Dwumecz ze Standardem Liege pokaże, czy mamy jeszcze jakieś szanse na wyjście z grupy – powiedział trener piłkarzy Lecha Dariusz Żuraw przed meczem 3. kolejki Ligi Europy. W czwartek poznaniacy zmierzą się z trzecią drużyną belgijskiej ekstraklasy. Transmisja meczu Lech Poznań - Standard Liege w czwartek w TVP Sport, TVPSPORT.PL i aplikacji mobilnej.
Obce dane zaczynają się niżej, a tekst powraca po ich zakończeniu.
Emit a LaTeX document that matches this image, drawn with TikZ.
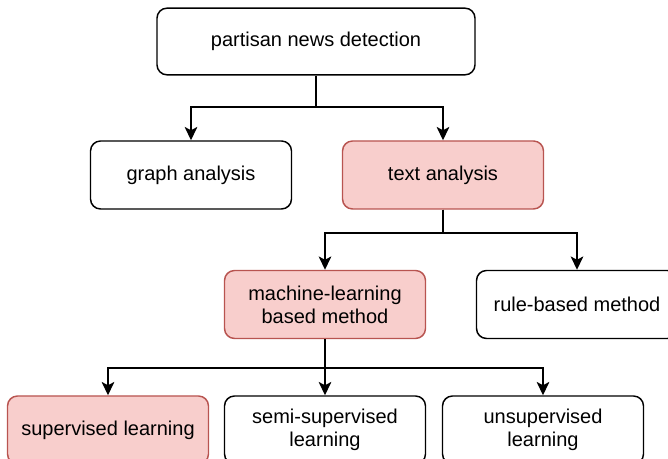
\documentclass[tikz,border=0pt]{standalone}
\usepackage{fontspec}
\setmainfont{Liberation Sans}
\usetikzlibrary{arrows.meta}
\definecolor{pinkfill}{HTML}{F8CECC}
\definecolor{pinkline}{HTML}{B85450}
\tikzset{
  box/.style={draw=black, line width=1.1pt, rounded corners=7.5pt, fill=white,
    minimum width=150.75pt, minimum height=51pt, align=center, inner sep=2pt,
    font=\fontsize{15pt}{17.25pt}\selectfont},
  hot/.style={box, draw=pinkline, fill=pinkfill},
  conn/.style={line width=1.1pt, -{Stealth[length=10pt,width=9.5pt,inset=2.5pt]}}
}
\begin{document}
\begin{tikzpicture}[x=0.75pt,y=-0.75pt]
\useasboundingbox (0,0) rectangle (668,459);
\clip (0,0) rectangle (668,459);
\node[box, minimum width=238.5pt, minimum height=50pt] (root) at (316,41.5) {partisan news detection};
\node[box] (graph) at (191,175) {graph analysis};
\node[hot] (text) at (443,175) {text analysis};
\node[hot] (ml) at (325,304.5) {machine-learning\\based method};
\node[box] (rule) at (577,304.5) {rule-based method};
\node[hot] (sup) at (108,430) {supervised learning};
\node[box] (semi) at (325,430) {semi-supervised\\learning};
\node[box] (unsup) at (543,430) {unsupervised\\learning};
\coordinate (b1) at (316,107);
\coordinate (b2) at (443,233);
\coordinate (b3) at (325,368);
\draw[conn] (root.south) -- (b1) -| (graph.north);
\draw[conn] (root.south) -- (b1) -| (text.north);
\draw[conn] (text.south) -- (b2) -| (ml.north);
\draw[conn] (text.south) -- (b2) -| (rule.north);
\draw[conn] (ml.south) -- (b3) -| (sup.north);
\draw[conn] (ml.south) -- (semi.north);
\draw[conn] (ml.south) -- (b3) -| (unsup.north);
\end{tikzpicture}
\end{document}
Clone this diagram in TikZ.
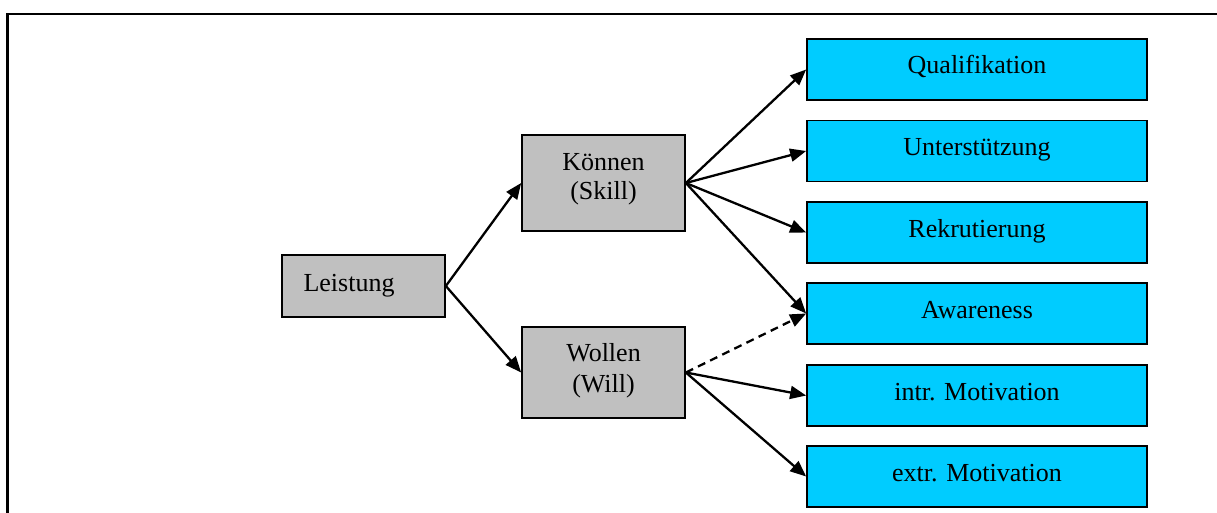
\documentclass[tikz,border=0pt]{standalone}
\usepackage{fontspec}
\setmainfont{Liberation Serif}
\usetikzlibrary{arrows.meta}

\definecolor{boxgray}{HTML}{C0C0C0}
\definecolor{boxblue}{HTML}{00CCFF}

\tikzset{
  x=1pt, y=-1pt,
  every node/.style={font=\fontsize{26}{30}\selectfont},
  graybox/.style={draw=black, line width=1.7pt, fill=boxgray, inner sep=0pt,
    minimum width=163pt},
  bluebox/.style={draw=black, line width=1.7pt, fill=boxblue, inner sep=0pt,
    minimum width=340pt, minimum height=61pt, text height=18pt, text depth=9pt},
  arr/.style={line width=2.3pt, -{Triangle[length=16pt,width=13pt]}},
  dasharr/.style={arr, dash pattern=on 8pt off 5.5pt},
  frameline/.style={line width=2.5pt, line cap=rect},
}

\begin{document}
\begin{tikzpicture}
  \useasboundingbox (0,0) rectangle (1217,513);

  % page frame (top and left edges)
  \draw[frameline] (7.5,540) -- (7.5,14) -- (1240,14);

  % root and the two factors
  \node[graybox, minimum height=62pt] (leist) at (363.5,286) {};
  \node[anchor=base west] (leistT) at (300,291) {Leistung};

  \node[graybox, minimum height=96pt] (koennen) at (603.5,183) {};
  \node[anchor=base] (koennenA) at ([yshift=12pt]koennen.center) {Können};
  \node[anchor=base] (koennenB) at ([yshift=-17pt]koennen.center) {(Skill)};

  \node[graybox, minimum height=91pt] (wollen) at (603.5,372.5) {};
  \node[anchor=base] (wollenA) at ([yshift=11.5pt]wollen.center) {Wollen};
  \node[anchor=base] (wollenB) at ([yshift=-19.5pt]wollen.center) {(Will)};

  % measures
  \node[bluebox] (qual)  at (977,69.5)  {Qualifikation};
  \node[bluebox] (unter) at (977,151)   {Unterstützung};
  \node[bluebox] (rekr)  at (977,232.5) {Rekrutierung};
  \node[bluebox] (aware) at (977,313.5) {Awareness};
  \node[bluebox] (intr)  at (977,395.5) {intr. Motivation};
  \node[bluebox] (extr)  at (977,476.5) {extr. Motivation};

  % connectors
  \draw[arr] (leist.east) -- (koennen.west);
  \draw[arr] (leist.east) -- (wollen.west);

  \draw[arr] (koennen.east) -- (qual.west);
  \draw[arr] (koennen.east) -- (unter.west);
  \draw[arr] (koennen.east) -- (rekr.west);
  \draw[arr] (koennen.east) -- (aware.west);

  \draw[dasharr] (wollen.east) -- (aware.west);
  \draw[arr] (wollen.east) -- (intr.west);
  \draw[arr] (wollen.east) -- (extr.west);
\end{tikzpicture}
\end{document}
Lech i Standard rozgrywki grupowe Ligi Europy rozpoczęli w podobnym stylu. Kolejorz przegrał u siebie z Benfiką Lizbona 2:4 i na wyjeździe z Rangers FC 0:1. Z kolei piłkarze z Liege ulegli na własnym stadionie Szkotom 0:2 i w Lizbonie przegrali 0:3. Dla obu zespołów bezpośrednie starcie to szansa na pierwsze punkty i przedłużenie nadziei na walkę o awans, który uzyskają dwie pierwsze drużyny.
– Czeka nas trudne zadanie, bo to jest tak naprawdę dwumecz, który pokaże, czy są jeszcze jakieś szanse na wyjście z grupy – powiedział Żuraw na konferencji prasowej.
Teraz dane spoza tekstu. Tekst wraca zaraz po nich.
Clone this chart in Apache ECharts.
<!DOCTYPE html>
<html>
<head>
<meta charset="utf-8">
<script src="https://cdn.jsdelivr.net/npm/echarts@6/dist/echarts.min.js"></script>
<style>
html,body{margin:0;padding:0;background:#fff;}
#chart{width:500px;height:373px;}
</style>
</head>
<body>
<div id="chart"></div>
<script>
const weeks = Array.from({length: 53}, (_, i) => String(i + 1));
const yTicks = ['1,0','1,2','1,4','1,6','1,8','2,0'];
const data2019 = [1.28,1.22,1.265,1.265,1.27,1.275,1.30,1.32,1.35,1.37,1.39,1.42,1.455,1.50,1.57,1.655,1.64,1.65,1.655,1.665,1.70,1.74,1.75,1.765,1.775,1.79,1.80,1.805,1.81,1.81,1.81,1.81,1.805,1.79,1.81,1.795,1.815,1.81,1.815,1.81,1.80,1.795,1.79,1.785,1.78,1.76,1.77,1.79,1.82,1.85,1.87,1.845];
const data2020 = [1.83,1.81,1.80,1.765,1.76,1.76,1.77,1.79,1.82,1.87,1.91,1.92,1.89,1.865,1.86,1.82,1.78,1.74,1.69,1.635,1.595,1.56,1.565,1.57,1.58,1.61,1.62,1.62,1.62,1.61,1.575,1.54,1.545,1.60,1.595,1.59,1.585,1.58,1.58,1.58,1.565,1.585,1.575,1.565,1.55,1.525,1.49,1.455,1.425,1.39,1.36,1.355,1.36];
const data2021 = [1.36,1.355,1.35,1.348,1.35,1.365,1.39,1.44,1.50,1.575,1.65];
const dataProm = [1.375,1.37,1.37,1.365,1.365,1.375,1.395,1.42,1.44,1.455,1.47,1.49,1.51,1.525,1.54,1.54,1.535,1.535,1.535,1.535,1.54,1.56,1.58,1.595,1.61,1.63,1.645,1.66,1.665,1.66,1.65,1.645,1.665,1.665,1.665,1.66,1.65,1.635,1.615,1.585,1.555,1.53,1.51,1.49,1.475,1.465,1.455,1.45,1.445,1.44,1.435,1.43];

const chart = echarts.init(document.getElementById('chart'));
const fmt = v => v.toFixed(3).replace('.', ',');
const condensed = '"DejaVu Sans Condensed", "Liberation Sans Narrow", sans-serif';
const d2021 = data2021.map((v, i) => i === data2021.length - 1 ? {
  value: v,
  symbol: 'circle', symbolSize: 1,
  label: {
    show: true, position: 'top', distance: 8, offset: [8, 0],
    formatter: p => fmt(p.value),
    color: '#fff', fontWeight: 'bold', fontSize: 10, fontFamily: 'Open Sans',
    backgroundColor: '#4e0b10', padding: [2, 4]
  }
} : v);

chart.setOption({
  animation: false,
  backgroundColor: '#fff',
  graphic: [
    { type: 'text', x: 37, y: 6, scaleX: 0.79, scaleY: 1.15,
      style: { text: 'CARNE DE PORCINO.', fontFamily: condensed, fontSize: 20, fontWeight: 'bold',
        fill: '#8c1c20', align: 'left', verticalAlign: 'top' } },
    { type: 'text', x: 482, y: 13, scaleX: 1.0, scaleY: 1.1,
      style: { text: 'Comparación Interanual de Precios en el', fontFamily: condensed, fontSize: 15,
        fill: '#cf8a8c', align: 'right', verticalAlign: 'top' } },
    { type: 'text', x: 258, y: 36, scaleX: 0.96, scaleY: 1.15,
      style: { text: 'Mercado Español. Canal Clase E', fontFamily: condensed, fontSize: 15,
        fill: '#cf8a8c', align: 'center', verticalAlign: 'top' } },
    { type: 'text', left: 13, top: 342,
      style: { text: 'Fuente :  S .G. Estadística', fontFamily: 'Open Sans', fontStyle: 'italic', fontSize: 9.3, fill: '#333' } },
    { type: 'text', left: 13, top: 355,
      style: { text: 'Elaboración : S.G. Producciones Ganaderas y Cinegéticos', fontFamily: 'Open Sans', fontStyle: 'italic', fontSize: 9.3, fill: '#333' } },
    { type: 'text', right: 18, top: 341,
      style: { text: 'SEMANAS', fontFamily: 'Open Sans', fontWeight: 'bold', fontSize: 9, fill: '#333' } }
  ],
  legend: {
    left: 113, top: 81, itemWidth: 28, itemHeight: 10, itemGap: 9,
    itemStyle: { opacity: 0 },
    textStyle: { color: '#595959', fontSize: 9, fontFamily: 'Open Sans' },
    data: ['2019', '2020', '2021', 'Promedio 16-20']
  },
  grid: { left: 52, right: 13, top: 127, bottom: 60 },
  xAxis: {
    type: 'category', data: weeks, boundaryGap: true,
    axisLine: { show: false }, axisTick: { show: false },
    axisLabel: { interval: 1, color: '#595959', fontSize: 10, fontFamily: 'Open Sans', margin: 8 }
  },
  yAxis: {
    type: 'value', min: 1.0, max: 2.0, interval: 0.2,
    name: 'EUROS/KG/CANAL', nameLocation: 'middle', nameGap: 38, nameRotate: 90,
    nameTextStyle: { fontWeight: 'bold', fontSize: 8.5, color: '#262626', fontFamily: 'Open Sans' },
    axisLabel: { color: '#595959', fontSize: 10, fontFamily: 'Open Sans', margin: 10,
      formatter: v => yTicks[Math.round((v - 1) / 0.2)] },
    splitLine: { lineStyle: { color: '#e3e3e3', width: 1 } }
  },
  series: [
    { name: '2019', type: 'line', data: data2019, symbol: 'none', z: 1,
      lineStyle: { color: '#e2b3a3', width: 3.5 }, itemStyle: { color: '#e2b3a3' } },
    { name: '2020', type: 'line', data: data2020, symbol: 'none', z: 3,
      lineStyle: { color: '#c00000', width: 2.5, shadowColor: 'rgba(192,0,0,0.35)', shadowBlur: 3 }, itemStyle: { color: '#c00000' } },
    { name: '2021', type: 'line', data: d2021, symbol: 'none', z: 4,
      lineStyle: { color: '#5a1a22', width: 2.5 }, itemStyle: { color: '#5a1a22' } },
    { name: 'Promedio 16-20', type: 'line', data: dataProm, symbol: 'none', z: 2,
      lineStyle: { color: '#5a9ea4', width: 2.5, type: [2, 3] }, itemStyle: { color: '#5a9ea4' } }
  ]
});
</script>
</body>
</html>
W podobnym tonie wypowiadał się pomocnik Jakub Moder, który wciąż uważa, że jego zespół stać na awans.
– Start w Lidze Europy traktujemy jako fajną przygodę, ale też jesteśmy tu tylko po to, żeby sobie pograć. Chcemy też zdobywać punkty, mecze z Benfiką i Rangers pokazały, że możemy powalczyć o coś więcej. Te dwa spotkania ze Standardem będą kluczowe. Uważam, że w tej grupie jeszcze jest wszystko możliwe i jesteśmy się w stanie pokusić się o awans – podkreślił lechita.
Szkoleniowiec wicemistrza Polski pytany, czy wynik czwartkowego spotkania może wpłynąć na zmianę jego priorytetów odparł: – Do ostatniego gwizdka moje podejście się nie zmieni, mam za dużo pracy i za dużo na głowie, by myśleć, co będzie potem.
Żuraw poinformował, że praktycznie wszyscy zawodnicy będą do jego dyspozycji. Co najważniejsze, do składu wracają pomocnicy Pedro Tiba i Jakub Kamiński, którzy w dużej mierze decydując o grze drużyny.
– Wciąż indywidualnie trenuje Bohdan Butko. Mam nadzieję, że on też w czwartek lub piątek wejdzie w trening zespołowy – wyjaśnił.
Belgowie do Poznania przylecieli w osłabionym składzie. We wtorek wieczorem klub poinformował, że w drużynie stwierdzono sześć przypadków zakażeń koronawirusem. W tym gronie znaleźli się m.in. dwa podstawowi obrońcy: Collins Fai i Konstantinos Laifis oraz Damjan Pavlovic, Eden Shamir, Moussa Sissako oraz Abdoul Fessal Tapsoba. Na domiar złego, w niedzielę, podczas ligowego spotkania z Ostendą (wygranego 1:0), kontuzji doznał filar defensywy i kapitan Standardu – Zinho Vanheusden.
Trener Lecha uważa, że mimo absencji, to jest wciąż mocna drużyna. Standard to również bardziej doświadczony zespół, jeśli chodzi o rywalizację w europejskich pucharach. W ostatnich siedmiu sezonach, aż pięciokrotnie występował w fazie grupowej LE; poznaniacy tylko raz – pięć lat temu.
– Chcę przypomnieć, że Standard to zespół, który był losowany do naszej grupy z drugiego koszyka. Oczywiście pierwsze dwa mecze przegrali i można by wnioskować, że jest on trochę słabszy od Benfiki czy Rangers FC. Ja cały czas uważam, że jest to bardzo mocna drużyna. Nawet pomimo tego, że mają w swoim składzie kilka absencji. W swojej lidze zajmują trzecie miejsce – zaznaczył.
Żuraw nie chciał porównywać Standardu do innej belgijskiej ekipy – Royal Charleroi, którą lechici wyeliminowali w czwartej rundzie kwalifikacyjnej wygrywając na wyjeździe 2:1.
– Trudno mi przypomnieć sobie tamto spotkanie, bowiem my praktycznie co trzy dni analizujemy kolejnego przeciwnika. Standard to zespół, który, przynajmniej ostatnio, grał trójką zawodników w defensywie, stara się od tyłu budować swoje akcje, nie wybija piłki, ale próbuje grać kombinacyjnie – tłumaczył.
Mecz Lecha ze Standardem rozegrany zostanie w czwartek o godz. 18.55. Transmisja w TVP Sport, TVPSPORT.PL i aplikacji mobilnej.